Hakim sebagai pejabat negara bakal berdampak pada perubahan pola rekrutmen hakim, sistem gaji dan kepangkatan, mutasi, dan beberapa hal lainnya. Sehingga tidak mengikuti pola PNS yang statusnya merupakan aparatur pemerintah. Di sinilah urgensi UU Jabatan Hakim, yang bertujuan memperkuat konsep kekuasaan kehakiman yang merdeka dan independen.

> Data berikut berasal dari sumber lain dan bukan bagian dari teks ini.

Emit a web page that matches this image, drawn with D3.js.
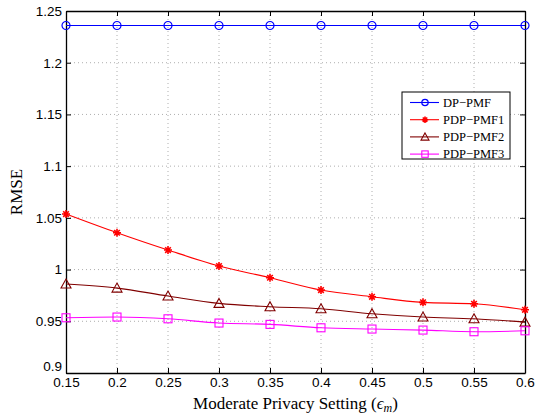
<!DOCTYPE html>
<html><head><meta charset="utf-8">
<script src="https://cdn.jsdelivr.net/npm/d3@7"></script>
<style>body{margin:0;background:#fff}</style>
</head><body>
<svg id="c" width="542" height="419"></svg>
<script>
const xValues = [0.15,0.2,0.25,0.3,0.35,0.4,0.45,0.5,0.55,0.6];
const dpPmf   = [1.236,1.236,1.236,1.236,1.236,1.236,1.236,1.236,1.236,1.236];
const pdpPmf1 = [1.0537,1.0356,1.0189,1.0034,0.9921,0.9802,0.9737,0.9683,0.9669,0.9611];
const pdpPmf2 = [0.986,0.9821,0.9744,0.9673,0.9641,0.9621,0.9573,0.9541,0.9524,0.9492];
const pdpPmf3 = [0.9534,0.9541,0.9524,0.9483,0.947,0.9437,0.9425,0.9415,0.9399,0.9408];
const xTicks = [0.15,0.2,0.25,0.3,0.35,0.4,0.45,0.5,0.55,0.6];
const yTicks = [0.9,0.95,1,1.05,1.1,1.15,1.2,1.25];
const seriesNames = ["DP\u2212PMF","PDP\u2212PMF1","PDP\u2212PMF2","PDP\u2212PMF3"];

const series = [
  {name: seriesNames[0], values: dpPmf, color: "#0000ff", marker: "circle"},
  {name: seriesNames[1], values: pdpPmf1, color: "#ff0000", marker: "star"},
  {name: seriesNames[2], values: pdpPmf2, color: "#800000", marker: "triangle"},
  {name: seriesNames[3], values: pdpPmf3, color: "#ff00ff", marker: "square"}
];

const svg = d3.select("#c");
const L = 66, R = 525, T = 11, B = 373;
const x = d3.scaleLinear().domain([0.15,0.6]).range([L,R]);
const y = d3.scaleLinear().domain([0.9,1.25]).range([B,T]);

// grid
const g = svg.append("g");
g.selectAll(".gx").data(xTicks.slice(1,-1)).enter().append("line")
  .attr("x1",d=>x(d)).attr("x2",d=>x(d)).attr("y1",T).attr("y2",B)
  .attr("stroke","#999").attr("stroke-width",0.8).attr("stroke-dasharray","1,3");
g.selectAll(".gy").data(yTicks.slice(1,-1)).enter().append("line")
  .attr("y1",d=>y(d)).attr("y2",d=>y(d)).attr("x1",L).attr("x2",R)
  .attr("stroke","#999").attr("stroke-width",0.8).attr("stroke-dasharray","1,3");

// axes
const fontTick = "Liberation Sans, Arial, sans-serif";
const xa = svg.append("g").attr("transform",`translate(0,${B})`)
  .call(d3.axisBottom(x).tickValues(xTicks).tickSizeInner(-5).tickSizeOuter(0).tickPadding(7).tickFormat(d=>d3.format("")(d)));
const xt = svg.append("g").attr("transform",`translate(0,${T})`)
  .call(d3.axisTop(x).tickValues(xTicks).tickSizeInner(-5).tickSizeOuter(0).tickFormat(""));
const ya = svg.append("g").attr("transform",`translate(${L},0)`)
  .call(d3.axisLeft(y).tickValues(yTicks).tickSizeInner(-5).tickSizeOuter(0).tickPadding(4).tickFormat(d=>d3.format("")(+d.toFixed(2))));
const yr = svg.append("g").attr("transform",`translate(${R},0)`)
  .call(d3.axisRight(y).tickValues(yTicks).tickSizeInner(-5).tickSizeOuter(0).tickFormat(""));
[xa,xt,ya,yr].forEach(a=>{
  a.select(".domain").attr("stroke","#000").attr("stroke-width",1.3);
  a.selectAll(".tick line").attr("stroke","#000").attr("stroke-width",1);
  a.selectAll("text").attr("font-family",fontTick).attr("font-size",13.5).attr("fill","#000");
});
xa.selectAll("text").attr("dy","0.5em");
ya.selectAll(".tick").filter(d=>d===0.9).select("text").attr("dy","-0.15em");

// lines
const line = d3.line().x((d,i)=>x(xValues[i])).y(d=>y(d)).curve(d3.curveMonotoneX);
function drawMarker(sel, type, color, size){
  if(type==="circle"){
    sel.append("circle").attr("r",size).attr("fill","none").attr("stroke",color).attr("stroke-width",1.2);
  } else if(type==="square"){
    sel.append("rect").attr("x",-size).attr("y",-size).attr("width",2*size).attr("height",2*size)
      .attr("fill","none").attr("stroke",color).attr("stroke-width",1.1);
  } else if(type==="triangle"){
    const s=size*1.25;
    sel.append("path").attr("d",`M0,${-s}L${s},${s*0.8}L${-s},${s*0.8}Z`)
      .attr("fill","none").attr("stroke",color).attr("stroke-width",1.1);
  } else if(type==="star"){
    const s=size;
    sel.append("path").attr("d",`M${-s},0L${s},0M0,${-s}L0,${s}M${-s*0.7},${-s*0.7}L${s*0.7},${s*0.7}M${-s*0.7},${s*0.7}L${s*0.7},${-s*0.7}`)
      .attr("stroke",color).attr("stroke-width",1.6);
  }
}
series.forEach(s=>{
  svg.append("path").datum(s.values).attr("d",line).attr("fill","none")
    .attr("stroke",s.color).attr("stroke-width",1.1);
  svg.selectAll(null).data(s.values).enter().append("g")
    .attr("transform",(d,i)=>`translate(${x(xValues[i])},${y(d)})`)
    .each(function(){ drawMarker(d3.select(this), s.marker, s.color, 4); });
});

// legend
const lg = svg.append("g").attr("transform","translate(402,92)");
lg.append("rect").attr("width",108).attr("height",67).attr("fill","#fff").attr("stroke","#000").attr("stroke-width",1);
series.forEach((s,i)=>{
  const yy = 10.5 + i*17.2;
  lg.append("line").attr("x1",8).attr("x2",37).attr("y1",yy).attr("y2",yy).attr("stroke",s.color).attr("stroke-width",1.1);
  const m = lg.append("g").attr("transform",`translate(23,${yy})`);
  drawMarker(m, s.marker, s.color, 3.2);
  lg.append("text").attr("x",41).attr("y",yy).attr("dy","0.35em")
    .attr("font-family","Liberation Serif, Times New Roman, serif").attr("font-size",12.5).text(s.name);
});

// labels
svg.append("text").attr("x",(L+R)/2).attr("y",409).attr("text-anchor","middle")
  .attr("font-family","Liberation Serif, Times New Roman, serif").attr("font-size",17)
  .html('Moderate Privacy Setting (<tspan font-style="italic">ϵ</tspan><tspan font-style="italic" font-size="12" dy="3">m</tspan><tspan dy="-3">)</tspan>');
svg.append("text").attr("transform",`translate(22,${(T+B)/2}) rotate(-90)`).attr("text-anchor","middle")
  .attr("font-family","Liberation Serif, Times New Roman, serif").attr("font-size",17).text("RMSE");
</script>
</body></html>
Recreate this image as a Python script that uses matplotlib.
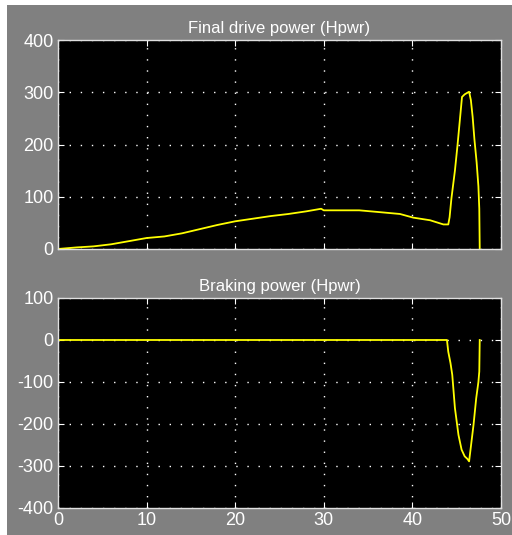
import matplotlib
import matplotlib.pyplot as plt
from matplotlib.patches import Rectangle

matplotlib.rc('font', family='Liberation Sans', size=13)
matplotlib.rc('axes', unicode_minus=False)

# final drive power trace (time in s, power in Hpwr)
drive_t = [0.0, 2.1, 4.0, 6.0, 8.0, 10.0, 12.0, 14.0, 16.0, 18.0, 20.0, 22.0, 24.0,
           26.0, 28.0, 29.7, 30.0, 32.0, 34.0, 36.0, 38.6, 40.1, 42.0, 43.5, 44.05,
           44.2, 44.4, 44.8, 45.1, 45.6, 45.9, 46.4, 46.6, 46.8, 47.0, 47.25, 47.45,
           47.55, 47.6]
drive_p = [0.0, 3.0, 5.0, 9.0, 15.0, 21.0, 24.0, 30.0, 38.0, 46.0, 53.0, 58.0, 63.0,
           67.0, 72.0, 77.0, 74.0, 74.0, 74.0, 71.0, 67.0, 60.0, 55.0, 47.0, 47.0,
           61.0, 96.0, 150.0, 200.0, 291.0, 296.0, 301.0, 285.0, 253.0, 210.0, 166.0, 120.0,
           77.0, 0.0]

# braking power trace
brake_t = [0.0, 43.9, 44.05, 44.3, 44.5, 44.8, 45.2, 45.55, 45.9, 46.2, 46.4,
           46.9, 47.2, 47.45, 47.55, 47.6]
brake_p = [0.0, 0.0, -28.0, -55.0, -83.0, -162.0, -226.0, -261.0, -277.0, -283.0, -289.0,
           -202.0, -139.0, -100.0, -75.0, 0.0]

drive_yticks = [0, 100, 200, 300, 400]
brake_yticks = [-400, -300, -200, -100, 0, 100]
xticks = [0, 10, 20, 30, 40, 50]

fig = plt.figure(figsize=(5.12, 5.35), dpi=100, facecolor='white')
# grey scope panel inside the window frame
fig.patches.append(Rectangle((7 / 512, 0), 1, 1 - 5 / 535, transform=fig.transFigure,
                             facecolor='#808080', edgecolor='none', zorder=-10))
ax1 = fig.add_axes([0.1133, 0.5346, 0.8652, 0.3906])
ax2 = fig.add_axes([0.1133, 0.0505, 0.8652, 0.3925])

panels = [
    (ax1, drive_t, drive_p, drive_yticks, 'Final drive power (Hpwr)'),
    (ax2, brake_t, brake_p, brake_yticks, 'Braking power (Hpwr)'),
]
for ax, t, p, yt, title in panels:
    ax.set_facecolor('black')
    ax.plot(t, p, color='#ffff00', linewidth=1.3)
    ax.set_xlim(0, 50)
    ax.set_ylim(yt[0], yt[-1])
    ax.set_xticks(xticks)
    ax.set_yticks(yt)
    ax.grid(True, color='white', linestyle=(0, (1, 7)), linewidth=1.0)
    ax.tick_params(direction='in', length=4, color='white', labelcolor='white',
                   top=True, right=True, labelsize=13)
    ax.tick_params(axis='y', pad=3)
    ax.tick_params(axis='x', pad=3)
    for s in ax.spines.values():
        s.set_color('#e0e0e0')
        s.set_linewidth(1.0)
    ax.set_title(title, color='white', fontsize=12, pad=5)

ax1.set_xticklabels([])

fig.savefig('out.png', dpi=100, facecolor=fig.get_facecolor())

Keempat, mekanisme pengawasan secara efektif dan transparan, dapat semakin ditingkatkan, baik melalui pengawasan internal oleh Badan Pengawasan Mahkamah Agung atau eksternal yang dilakukan Komisi Yudisial. Tentunya, pengawasan tersebut tidak bertujuan mengurangi independensi hakim dalam memutus perkara. Namun sebagai pengingat agar hakim memberikan pelayanan terbaik dengan cara bekerja keras, cerdas dan ikhlas, menghindari pelayanan bersifat transaksional, agar dapat meningkatkan kepercayaan publik sesuai amanat Ketua Mahkamah Agung. 

Tanpa adanya pengaturan jabatan hakim yang jelas dan baik, maka kedudukan hakim dalam pelaksanaan kekuasaan kehakiman, rawan mendapatkan intervensi extra judicial yang merusak martabat dan keluhuran seorang hakim. Maka, pembentukan UU Jabatan Hakim sebuah kebutuhan dan keharusan, demi tegaknya martabat serta keluhuran profesi hakim.